/---

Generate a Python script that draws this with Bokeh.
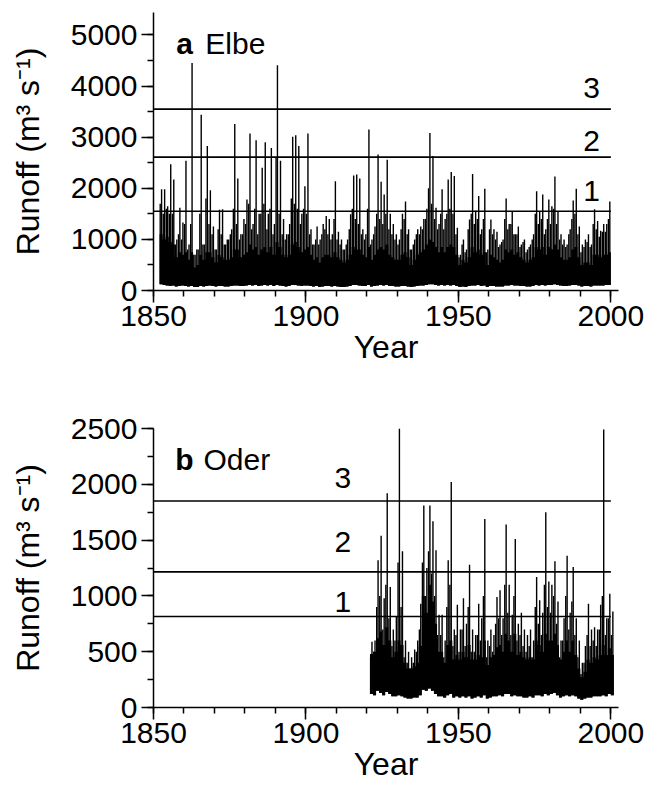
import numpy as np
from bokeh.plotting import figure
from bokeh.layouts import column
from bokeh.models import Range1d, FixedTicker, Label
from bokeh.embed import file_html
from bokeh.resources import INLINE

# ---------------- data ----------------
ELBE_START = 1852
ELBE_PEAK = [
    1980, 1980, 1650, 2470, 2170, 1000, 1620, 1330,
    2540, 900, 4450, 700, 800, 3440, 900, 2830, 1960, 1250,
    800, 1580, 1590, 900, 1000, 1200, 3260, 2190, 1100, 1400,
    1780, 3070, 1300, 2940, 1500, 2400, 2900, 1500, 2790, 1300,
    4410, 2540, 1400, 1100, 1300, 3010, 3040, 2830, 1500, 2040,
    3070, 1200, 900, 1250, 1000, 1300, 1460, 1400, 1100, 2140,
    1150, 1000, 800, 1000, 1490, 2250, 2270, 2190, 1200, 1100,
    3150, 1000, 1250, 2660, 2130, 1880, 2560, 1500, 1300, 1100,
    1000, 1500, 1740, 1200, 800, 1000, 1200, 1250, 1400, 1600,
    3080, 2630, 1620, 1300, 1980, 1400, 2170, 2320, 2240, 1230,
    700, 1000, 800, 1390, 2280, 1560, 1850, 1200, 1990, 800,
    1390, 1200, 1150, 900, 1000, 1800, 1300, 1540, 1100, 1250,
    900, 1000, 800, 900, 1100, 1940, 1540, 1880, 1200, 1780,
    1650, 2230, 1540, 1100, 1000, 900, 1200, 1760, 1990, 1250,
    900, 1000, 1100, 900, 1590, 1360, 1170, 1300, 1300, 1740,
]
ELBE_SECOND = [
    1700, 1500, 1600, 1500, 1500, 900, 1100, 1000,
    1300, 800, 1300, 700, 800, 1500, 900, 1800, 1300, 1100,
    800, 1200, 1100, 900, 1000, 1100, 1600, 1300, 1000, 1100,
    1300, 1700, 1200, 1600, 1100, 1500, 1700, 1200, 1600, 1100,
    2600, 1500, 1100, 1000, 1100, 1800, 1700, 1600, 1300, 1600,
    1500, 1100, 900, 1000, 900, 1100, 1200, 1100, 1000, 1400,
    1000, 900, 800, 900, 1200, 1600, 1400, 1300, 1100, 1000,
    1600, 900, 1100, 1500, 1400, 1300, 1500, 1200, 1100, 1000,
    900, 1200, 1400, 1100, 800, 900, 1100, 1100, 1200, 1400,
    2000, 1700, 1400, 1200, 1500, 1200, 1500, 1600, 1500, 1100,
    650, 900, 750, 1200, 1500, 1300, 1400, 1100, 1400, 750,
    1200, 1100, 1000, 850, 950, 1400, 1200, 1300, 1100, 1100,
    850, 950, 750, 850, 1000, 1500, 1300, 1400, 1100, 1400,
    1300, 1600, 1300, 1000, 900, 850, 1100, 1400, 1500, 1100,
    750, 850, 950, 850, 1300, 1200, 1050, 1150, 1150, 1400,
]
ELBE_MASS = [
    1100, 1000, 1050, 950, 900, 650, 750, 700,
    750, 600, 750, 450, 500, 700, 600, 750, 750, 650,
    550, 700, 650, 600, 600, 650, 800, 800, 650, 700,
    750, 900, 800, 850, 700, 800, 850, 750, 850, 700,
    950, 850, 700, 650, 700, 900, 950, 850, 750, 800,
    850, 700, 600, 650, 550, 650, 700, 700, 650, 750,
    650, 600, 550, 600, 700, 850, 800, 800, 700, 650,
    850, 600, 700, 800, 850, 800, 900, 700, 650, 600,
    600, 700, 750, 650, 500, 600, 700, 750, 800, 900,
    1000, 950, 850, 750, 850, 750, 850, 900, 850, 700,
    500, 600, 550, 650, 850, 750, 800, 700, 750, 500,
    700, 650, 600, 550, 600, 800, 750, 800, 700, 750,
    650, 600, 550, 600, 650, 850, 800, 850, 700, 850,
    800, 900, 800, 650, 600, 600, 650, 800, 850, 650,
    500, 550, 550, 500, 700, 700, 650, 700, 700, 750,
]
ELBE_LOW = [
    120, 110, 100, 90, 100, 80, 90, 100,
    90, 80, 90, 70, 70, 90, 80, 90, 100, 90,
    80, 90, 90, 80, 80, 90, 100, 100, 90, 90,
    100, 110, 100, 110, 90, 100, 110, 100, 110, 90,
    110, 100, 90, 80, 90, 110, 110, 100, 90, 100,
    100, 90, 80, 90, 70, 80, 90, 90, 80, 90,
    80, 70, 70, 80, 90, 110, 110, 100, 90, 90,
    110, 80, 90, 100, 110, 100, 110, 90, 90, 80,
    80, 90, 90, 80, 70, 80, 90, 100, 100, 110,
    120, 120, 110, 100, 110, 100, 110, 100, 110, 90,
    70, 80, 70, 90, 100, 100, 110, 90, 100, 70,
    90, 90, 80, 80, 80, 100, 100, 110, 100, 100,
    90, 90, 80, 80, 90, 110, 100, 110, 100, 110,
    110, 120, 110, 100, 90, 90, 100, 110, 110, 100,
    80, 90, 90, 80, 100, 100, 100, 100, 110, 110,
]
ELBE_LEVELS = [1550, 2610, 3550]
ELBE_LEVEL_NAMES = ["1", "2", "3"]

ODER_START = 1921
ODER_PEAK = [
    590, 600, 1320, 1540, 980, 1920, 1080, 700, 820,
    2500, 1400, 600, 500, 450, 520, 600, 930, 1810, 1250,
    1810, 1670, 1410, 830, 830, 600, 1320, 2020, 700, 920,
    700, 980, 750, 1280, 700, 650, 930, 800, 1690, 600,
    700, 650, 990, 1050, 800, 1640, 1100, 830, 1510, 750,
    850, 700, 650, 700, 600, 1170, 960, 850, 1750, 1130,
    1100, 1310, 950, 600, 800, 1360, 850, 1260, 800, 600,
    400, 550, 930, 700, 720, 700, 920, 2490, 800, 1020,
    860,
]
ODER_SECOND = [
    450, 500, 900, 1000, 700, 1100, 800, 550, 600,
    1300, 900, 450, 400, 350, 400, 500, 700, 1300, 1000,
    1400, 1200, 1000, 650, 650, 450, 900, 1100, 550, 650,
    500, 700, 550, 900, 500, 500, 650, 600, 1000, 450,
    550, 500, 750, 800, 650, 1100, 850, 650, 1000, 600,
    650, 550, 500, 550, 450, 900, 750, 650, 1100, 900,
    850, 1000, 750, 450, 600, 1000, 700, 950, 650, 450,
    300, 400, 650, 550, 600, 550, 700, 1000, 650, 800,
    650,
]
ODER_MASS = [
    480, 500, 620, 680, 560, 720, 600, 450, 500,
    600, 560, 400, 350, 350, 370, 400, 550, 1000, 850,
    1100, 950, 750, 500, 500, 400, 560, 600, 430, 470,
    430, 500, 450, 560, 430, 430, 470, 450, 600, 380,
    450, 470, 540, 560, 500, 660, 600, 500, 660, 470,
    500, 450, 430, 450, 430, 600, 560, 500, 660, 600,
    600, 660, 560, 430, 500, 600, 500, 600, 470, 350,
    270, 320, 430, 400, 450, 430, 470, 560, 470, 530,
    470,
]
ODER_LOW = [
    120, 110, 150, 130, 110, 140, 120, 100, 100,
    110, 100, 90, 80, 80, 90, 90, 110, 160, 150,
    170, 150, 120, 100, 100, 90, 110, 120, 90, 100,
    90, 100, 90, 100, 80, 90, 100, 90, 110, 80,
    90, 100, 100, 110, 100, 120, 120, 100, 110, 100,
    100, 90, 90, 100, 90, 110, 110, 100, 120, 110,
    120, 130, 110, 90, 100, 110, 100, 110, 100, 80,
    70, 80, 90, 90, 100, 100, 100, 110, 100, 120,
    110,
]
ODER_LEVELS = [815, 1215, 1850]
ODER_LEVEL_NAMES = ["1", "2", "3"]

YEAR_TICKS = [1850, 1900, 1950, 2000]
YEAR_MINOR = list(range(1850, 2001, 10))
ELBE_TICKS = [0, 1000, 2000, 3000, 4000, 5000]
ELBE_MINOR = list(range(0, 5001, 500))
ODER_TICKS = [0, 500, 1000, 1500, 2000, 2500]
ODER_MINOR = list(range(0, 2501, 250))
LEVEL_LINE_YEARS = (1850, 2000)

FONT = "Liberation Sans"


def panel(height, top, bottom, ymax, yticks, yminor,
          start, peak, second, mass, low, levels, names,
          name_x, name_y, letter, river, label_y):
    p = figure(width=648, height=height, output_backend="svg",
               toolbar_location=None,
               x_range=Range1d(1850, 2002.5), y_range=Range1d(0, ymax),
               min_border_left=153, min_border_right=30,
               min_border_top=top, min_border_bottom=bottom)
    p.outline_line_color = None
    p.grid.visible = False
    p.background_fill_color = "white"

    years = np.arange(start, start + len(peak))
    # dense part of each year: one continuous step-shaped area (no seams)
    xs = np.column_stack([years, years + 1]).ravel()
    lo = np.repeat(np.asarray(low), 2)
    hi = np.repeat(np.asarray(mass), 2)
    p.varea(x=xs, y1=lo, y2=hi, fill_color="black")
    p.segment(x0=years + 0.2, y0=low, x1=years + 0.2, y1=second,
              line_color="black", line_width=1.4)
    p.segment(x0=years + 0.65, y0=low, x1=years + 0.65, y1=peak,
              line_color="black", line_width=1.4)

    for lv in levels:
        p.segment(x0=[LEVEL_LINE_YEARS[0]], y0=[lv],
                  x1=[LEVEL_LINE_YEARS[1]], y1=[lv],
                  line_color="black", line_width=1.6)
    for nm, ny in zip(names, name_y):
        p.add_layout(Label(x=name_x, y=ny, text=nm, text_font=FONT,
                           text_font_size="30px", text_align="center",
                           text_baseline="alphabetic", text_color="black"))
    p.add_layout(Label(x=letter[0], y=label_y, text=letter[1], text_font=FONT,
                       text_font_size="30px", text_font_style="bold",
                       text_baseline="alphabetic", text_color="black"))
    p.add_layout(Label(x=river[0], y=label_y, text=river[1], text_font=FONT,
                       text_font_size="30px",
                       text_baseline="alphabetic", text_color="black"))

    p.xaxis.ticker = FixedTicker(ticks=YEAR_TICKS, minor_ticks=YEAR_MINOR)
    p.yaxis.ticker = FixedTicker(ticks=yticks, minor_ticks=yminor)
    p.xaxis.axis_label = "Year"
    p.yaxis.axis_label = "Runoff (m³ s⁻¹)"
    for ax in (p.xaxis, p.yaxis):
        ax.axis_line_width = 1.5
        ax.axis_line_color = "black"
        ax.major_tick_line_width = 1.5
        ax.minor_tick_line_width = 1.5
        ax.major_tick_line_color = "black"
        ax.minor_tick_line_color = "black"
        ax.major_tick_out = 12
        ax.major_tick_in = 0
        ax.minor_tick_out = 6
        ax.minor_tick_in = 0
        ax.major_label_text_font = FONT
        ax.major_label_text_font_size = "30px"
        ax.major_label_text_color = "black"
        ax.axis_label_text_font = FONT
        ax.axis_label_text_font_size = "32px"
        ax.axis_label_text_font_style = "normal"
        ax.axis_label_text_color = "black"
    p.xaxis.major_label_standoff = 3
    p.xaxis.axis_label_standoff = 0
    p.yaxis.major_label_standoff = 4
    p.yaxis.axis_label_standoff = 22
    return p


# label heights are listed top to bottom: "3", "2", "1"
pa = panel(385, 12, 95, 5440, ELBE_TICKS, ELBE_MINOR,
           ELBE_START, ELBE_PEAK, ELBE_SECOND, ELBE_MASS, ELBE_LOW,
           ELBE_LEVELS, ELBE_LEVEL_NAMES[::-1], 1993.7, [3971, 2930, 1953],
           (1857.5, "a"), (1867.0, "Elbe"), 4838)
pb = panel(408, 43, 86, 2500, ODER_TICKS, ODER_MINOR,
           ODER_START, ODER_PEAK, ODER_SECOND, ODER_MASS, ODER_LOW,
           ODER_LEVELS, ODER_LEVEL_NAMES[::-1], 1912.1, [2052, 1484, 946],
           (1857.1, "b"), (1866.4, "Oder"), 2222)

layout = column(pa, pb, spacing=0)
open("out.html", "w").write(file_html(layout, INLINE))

\---

• **Exercise description**
Write out, word for word, the lines from the start of the data through the one holding "from bokeh.resources import INLINE". Omit pictures.

• **Result below**
Generate a Python script that draws this with Bokeh.
import numpy as np
from bokeh.plotting import figure
from bokeh.layouts import column
from bokeh.models import Range1d, FixedTicker, Label
from bokeh.embed import file_html
from bokeh.resources import INLINE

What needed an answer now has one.